►

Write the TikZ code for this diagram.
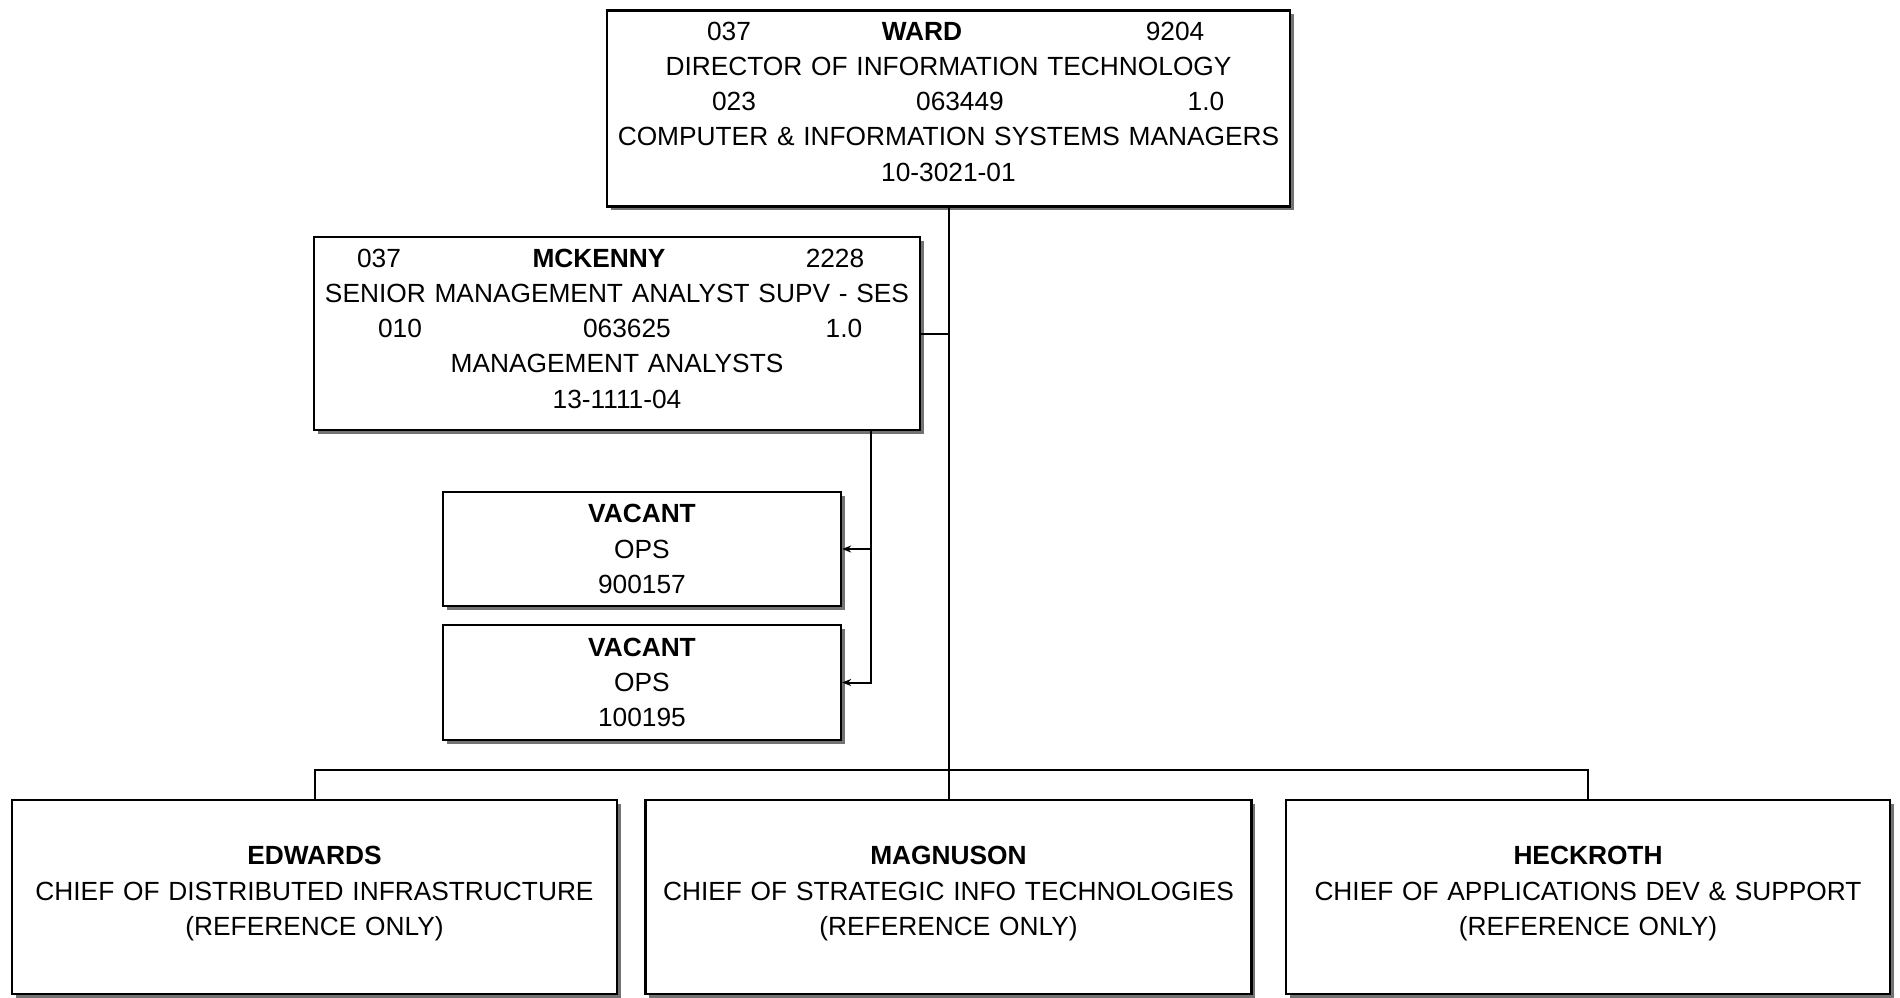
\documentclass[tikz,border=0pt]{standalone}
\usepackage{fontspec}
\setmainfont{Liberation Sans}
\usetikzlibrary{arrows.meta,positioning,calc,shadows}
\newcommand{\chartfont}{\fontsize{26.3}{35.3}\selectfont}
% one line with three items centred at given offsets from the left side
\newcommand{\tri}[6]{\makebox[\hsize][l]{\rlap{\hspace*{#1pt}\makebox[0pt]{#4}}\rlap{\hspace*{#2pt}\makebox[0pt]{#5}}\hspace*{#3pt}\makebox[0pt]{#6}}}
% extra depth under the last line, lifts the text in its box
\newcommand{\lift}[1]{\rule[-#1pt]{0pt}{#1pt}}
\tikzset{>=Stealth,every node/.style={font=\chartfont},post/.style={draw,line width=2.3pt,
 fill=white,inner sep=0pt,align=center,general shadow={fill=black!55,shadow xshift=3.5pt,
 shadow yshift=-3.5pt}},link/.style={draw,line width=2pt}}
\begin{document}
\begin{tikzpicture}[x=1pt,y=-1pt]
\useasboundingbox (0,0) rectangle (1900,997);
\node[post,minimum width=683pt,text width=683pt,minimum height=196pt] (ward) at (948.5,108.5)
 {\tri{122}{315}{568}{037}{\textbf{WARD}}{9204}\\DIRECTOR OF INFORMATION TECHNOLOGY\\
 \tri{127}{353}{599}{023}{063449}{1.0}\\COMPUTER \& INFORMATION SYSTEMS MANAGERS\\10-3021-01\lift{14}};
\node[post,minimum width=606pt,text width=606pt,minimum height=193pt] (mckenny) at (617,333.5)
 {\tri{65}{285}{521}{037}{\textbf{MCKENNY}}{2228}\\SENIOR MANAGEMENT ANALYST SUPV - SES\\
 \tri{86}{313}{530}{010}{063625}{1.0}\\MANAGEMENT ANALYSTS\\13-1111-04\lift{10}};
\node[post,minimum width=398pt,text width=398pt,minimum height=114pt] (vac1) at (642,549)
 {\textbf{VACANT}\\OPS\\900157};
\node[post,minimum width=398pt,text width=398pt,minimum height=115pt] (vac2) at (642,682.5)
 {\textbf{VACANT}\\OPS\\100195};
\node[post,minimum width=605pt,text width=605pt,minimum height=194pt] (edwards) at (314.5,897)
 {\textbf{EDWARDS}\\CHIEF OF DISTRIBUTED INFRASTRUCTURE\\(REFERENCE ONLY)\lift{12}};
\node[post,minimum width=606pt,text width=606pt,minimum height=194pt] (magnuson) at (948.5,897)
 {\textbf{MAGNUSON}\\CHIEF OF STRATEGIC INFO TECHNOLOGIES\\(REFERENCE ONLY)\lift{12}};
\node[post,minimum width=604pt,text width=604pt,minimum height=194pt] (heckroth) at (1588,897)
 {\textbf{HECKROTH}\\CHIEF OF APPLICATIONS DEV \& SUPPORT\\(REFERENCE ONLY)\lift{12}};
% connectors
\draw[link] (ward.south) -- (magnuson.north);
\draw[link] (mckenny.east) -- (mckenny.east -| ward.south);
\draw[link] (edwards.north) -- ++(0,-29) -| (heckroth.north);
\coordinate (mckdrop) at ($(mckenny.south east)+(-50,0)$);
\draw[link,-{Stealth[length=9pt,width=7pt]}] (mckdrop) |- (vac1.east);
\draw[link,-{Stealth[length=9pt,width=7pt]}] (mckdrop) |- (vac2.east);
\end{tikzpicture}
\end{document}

◄

Leave the pictures out, and print every line of the listing exactly as written.

Write the TikZ code for this diagram.
\documentclass[tikz,border=0pt]{standalone}
\usepackage{fontspec}
\setmainfont{Liberation Sans}
\usetikzlibrary{arrows.meta,positioning,calc,shadows}
\newcommand{\chartfont}{\fontsize{26.3}{35.3}\selectfont}
% one line with three items centred at given offsets from the left side
\newcommand{\tri}[6]{\makebox[\hsize][l]{\rlap{\hspace*{#1pt}\makebox[0pt]{#4}}\rlap{\hspace*{#2pt}\makebox[0pt]{#5}}\hspace*{#3pt}\makebox[0pt]{#6}}}
% extra depth under the last line, lifts the text in its box
\newcommand{\lift}[1]{\rule[-#1pt]{0pt}{#1pt}}
\tikzset{>=Stealth,every node/.style={font=\chartfont},post/.style={draw,line width=2.3pt,
 fill=white,inner sep=0pt,align=center,general shadow={fill=black!55,shadow xshift=3.5pt,
 shadow yshift=-3.5pt}},link/.style={draw,line width=2pt}}
\begin{document}
\begin{tikzpicture}[x=1pt,y=-1pt]
\useasboundingbox (0,0) rectangle (1900,997);
\node[post,minimum width=683pt,text width=683pt,minimum height=196pt] (ward) at (948.5,108.5)
 {\tri{122}{315}{568}{037}{\textbf{WARD}}{9204}\\DIRECTOR OF INFORMATION TECHNOLOGY\\
 \tri{127}{353}{599}{023}{063449}{1.0}\\COMPUTER \& INFORMATION SYSTEMS MANAGERS\\10-3021-01\lift{14}};
\node[post,minimum width=606pt,text width=606pt,minimum height=193pt] (mckenny) at (617,333.5)
 {\tri{65}{285}{521}{037}{\textbf{MCKENNY}}{2228}\\SENIOR MANAGEMENT ANALYST SUPV - SES\\
 \tri{86}{313}{530}{010}{063625}{1.0}\\MANAGEMENT ANALYSTS\\13-1111-04\lift{10}};
\node[post,minimum width=398pt,text width=398pt,minimum height=114pt] (vac1) at (642,549)
 {\textbf{VACANT}\\OPS\\900157};
\node[post,minimum width=398pt,text width=398pt,minimum height=115pt] (vac2) at (642,682.5)
 {\textbf{VACANT}\\OPS\\100195};
\node[post,minimum width=605pt,text width=605pt,minimum height=194pt] (edwards) at (314.5,897)
 {\textbf{EDWARDS}\\CHIEF OF DISTRIBUTED INFRASTRUCTURE\\(REFERENCE ONLY)\lift{12}};
\node[post,minimum width=606pt,text width=606pt,minimum height=194pt] (magnuson) at (948.5,897)
 {\textbf{MAGNUSON}\\CHIEF OF STRATEGIC INFO TECHNOLOGIES\\(REFERENCE ONLY)\lift{12}};
\node[post,minimum width=604pt,text width=604pt,minimum height=194pt] (heckroth) at (1588,897)
 {\textbf{HECKROTH}\\CHIEF OF APPLICATIONS DEV \& SUPPORT\\(REFERENCE ONLY)\lift{12}};
% connectors
\draw[link] (ward.south) -- (magnuson.north);
\draw[link] (mckenny.east) -- (mckenny.east -| ward.south);
\draw[link] (edwards.north) -- ++(0,-29) -| (heckroth.north);
\coordinate (mckdrop) at ($(mckenny.south east)+(-50,0)$);
\draw[link,-{Stealth[length=9pt,width=7pt]}] (mckdrop) |- (vac1.east);
\draw[link,-{Stealth[length=9pt,width=7pt]}] (mckdrop) |- (vac2.east);
\end{tikzpicture}
\end{document}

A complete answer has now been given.